I’d wedged the bathroom door – there being no lock- and then turned my attention to the wash basin. After I’d done major ablutions successfully I started on my feet.
Wearing sandals in a dusty country they were not a pretty sight.
I filled the basin again. The water was lovely and warm. Then I gingerly raised my foot, with my hand, to the required waist level of the sink.
I am not and have never been, very agile or athletic. I used to find it extremely difficult and painful to sit crossed legged on the floor at school. I am just not a bendy person.
I got my foot in, but unfortunately the basin fell off.

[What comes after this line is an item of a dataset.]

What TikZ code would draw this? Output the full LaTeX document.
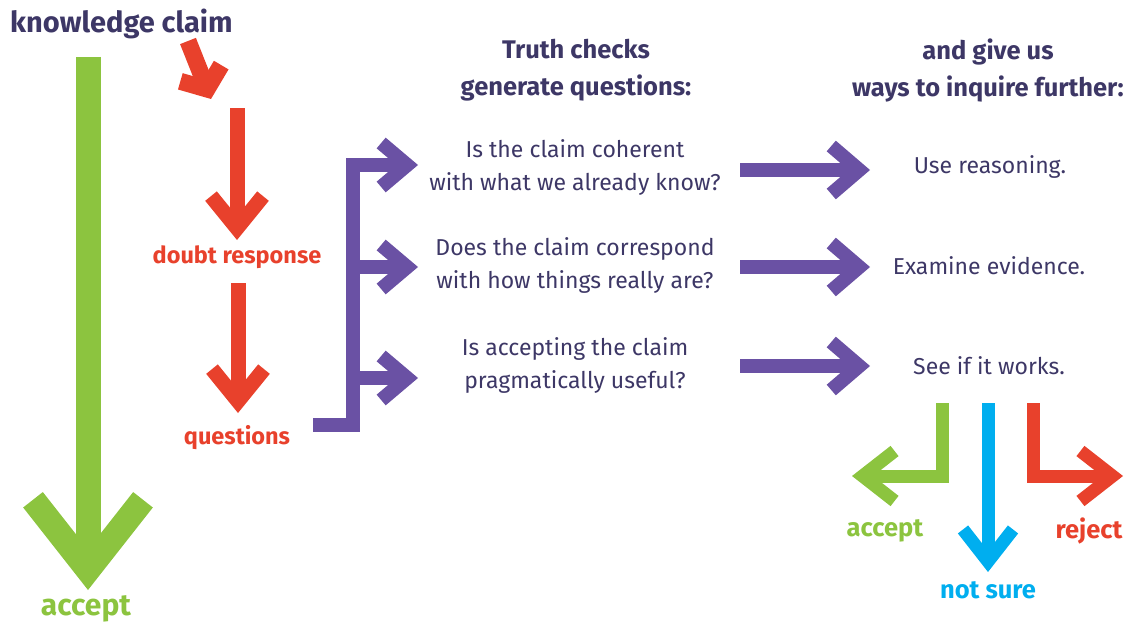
\documentclass[tikz,border=0pt]{standalone}
\usepackage{fontspec}
\setmainfont{Fira Sans}
\usetikzlibrary{arrows.meta}
\definecolor{ink}{HTML}{3D3766}
\definecolor{cred}{HTML}{E8412C}
\definecolor{cgreen}{HTML}{8CC43F}
\definecolor{cblue}{HTML}{00AEEF}
\definecolor{cpurp}{HTML}{6A51A4}
\tikzset{
  txt/.style={font=\fontsize{23}{33}\selectfont, text=ink, align=center, inner sep=0pt},
  head/.style={font=\bfseries\fontsize{25.5}{37}\selectfont, text=ink, align=center, inner sep=0pt},
  lab/.style={font=\bfseries\fontsize{23.5}{26}\selectfont, inner sep=0pt},
  blab/.style={font=\bfseries\fontsize{25.5}{28}\selectfont, inner sep=0pt},
  bigarrow/.style={line width=25pt, draw=cgreen, -{Straight Barb[sharp, length=70pt, width=110pt]}},
  redarrow/.style={line width=15pt, draw=cred, -{Straight Barb[sharp, length=32pt, width=52pt]}},
  diagarrow/.style={line width=17pt, draw=cred, -{Straight Barb[sharp, length=17pt, width=44pt]}},
  parrow/.style={line width=14pt, draw=cpurp, line join=miter, -{Straight Barb[sharp, length=26pt, width=44pt]}},
  rarrow/.style={line width=14pt, draw=cpurp, -{Straight Barb[sharp, length=28pt, width=48pt]}},
  sarrow/.style={line width=13pt, line join=miter, -{Straight Barb[sharp, length=32pt, width=50pt]}},
}
\begin{document}
\begin{tikzpicture}[x=1pt, y=-1pt]
\useasboundingbox (0,0) rectangle (1127,626);
% titles
\node[font=\bfseries\fontsize{29}{32}\selectfont, text=ink, anchor=base west, inner sep=0pt] (kc) at (10,33) {knowledge claim};
\node[head] (h1) at (576,70) {Truth checks\\generate questions:};
\node[head] (h2) at (988,70) {and give us\\ways to inquire further:};
% left column
\node[font=\bfseries\fontsize{30}{33}\selectfont, text=cgreen, inner sep=0pt] (acc) at (86,609) {accept};
\node[lab, text=cred] (doubt) at (237,257) {doubt response};
\node[lab, text=cred] (ques) at (237,438) {questions};
\coordinate (gtop) at (88,57);
\coordinate (gtip) at (88,590);
\draw[bigarrow] (gtop) -- (gtip);
\coordinate (dstart) at (188,41);
\coordinate (dtip) at (211,99);
\draw[diagarrow] (dstart) -- (dtip);
\coordinate (r1top) at (237,108);
\coordinate (r1tip) at (237,240);
\draw[redarrow] (r1top) -- (r1tip);
\coordinate (r2top) at (238,283);
\coordinate (r2tip) at (238,413);
\draw[redarrow] (r2top) -- (r2tip);
% questions
\node[txt] (q1) at (575,167) {Is the claim coherent\\with what we already know?};
\node[txt] (q2) at (575,265) {Does the claim correspond\\with how things really are?};
\node[txt] (q3) at (575,365) {Is accepting the claim\\pragmatically useful?};
% bracket
\coordinate (b0) at (313,425);
\coordinate (b1) at (353,425);
\coordinate (b2) at (353,165);
\coordinate (b3) at (353,267);
\coordinate (b4) at (353,378);
\coordinate (t1) at (418,165);
\coordinate (t2) at (418,267);
\coordinate (t3) at (418,378);
\draw[parrow] (b0) -- (b1) -- (b2) -- (t1);
\draw[parrow] (b3) -- (t2);
\draw[parrow] (b4) -- (t3);
% right column
\node[txt] (w1) at (990,167) {Use reasoning.};
\node[txt] (w2) at (989,266) {Examine evidence.};
\node[txt] (w3) at (989,366) {See if it works.};
\coordinate (s1) at (740,170);
\coordinate (e1) at (870,170);
\coordinate (s2) at (740,267);
\coordinate (e2) at (870,267);
\coordinate (s3) at (740,366);
\coordinate (e3) at (870,366);
\draw[rarrow] (s1) -- (e1);
\draw[rarrow] (s2) -- (e2);
\draw[rarrow] (s3) -- (e3);
% bottom outcomes
\node[blab, text=cgreen] (oacc) at (885,531) {accept};
\node[blab, text=cblue] (ons) at (988,590) {not sure};
\node[blab, text=cred] (orej) at (1089,531) {reject};
\coordinate (ga) at (942,403);
\coordinate (gb) at (942,476);
\coordinate (gt) at (852,476);
\draw[sarrow, draw=cgreen] (ga) -- (gb) -- (gt);
\coordinate (ba) at (988,403);
\coordinate (bt) at (988,572);
\draw[sarrow, draw=cblue] (ba) -- (bt);
\coordinate (ra) at (1033,403);
\coordinate (rb) at (1033,476);
\coordinate (rt) at (1123,476);
\draw[sarrow, draw=cred] (ra) -- (rb) -- (rt);
\end{tikzpicture}
\end{document}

My stress level shot off the scale. What had I done? These poor people! I was hopping around on one leg, with the basin swaying around on thin pipes and one leg up in the air, stranded. Images of elephants in tutus did cross my mind. The water was slopping on the floor and I was slipping.
I managed to lean over and grab the windowsill to steady myself with one hand and then gingerly pull my foot out over the basin edge with the other hand.
I dried my foot and mopped up the floor. You have nothing to fear but fear itself? Remaining a little vague about how it had actually happened and courage screwed up, I went and admitted to my criminal damage.
She was remarkably phlegmatic about it.
“Oh I keep doing that, my son was supposed to have fixed it for me.” No… she really would not have done what I had done.
The next morning her daughter, who also seemed to appear from nowhere, showed me how to put my toothbrush in a little loop of metal in the shower enclosure and use the toothbrush as a handle.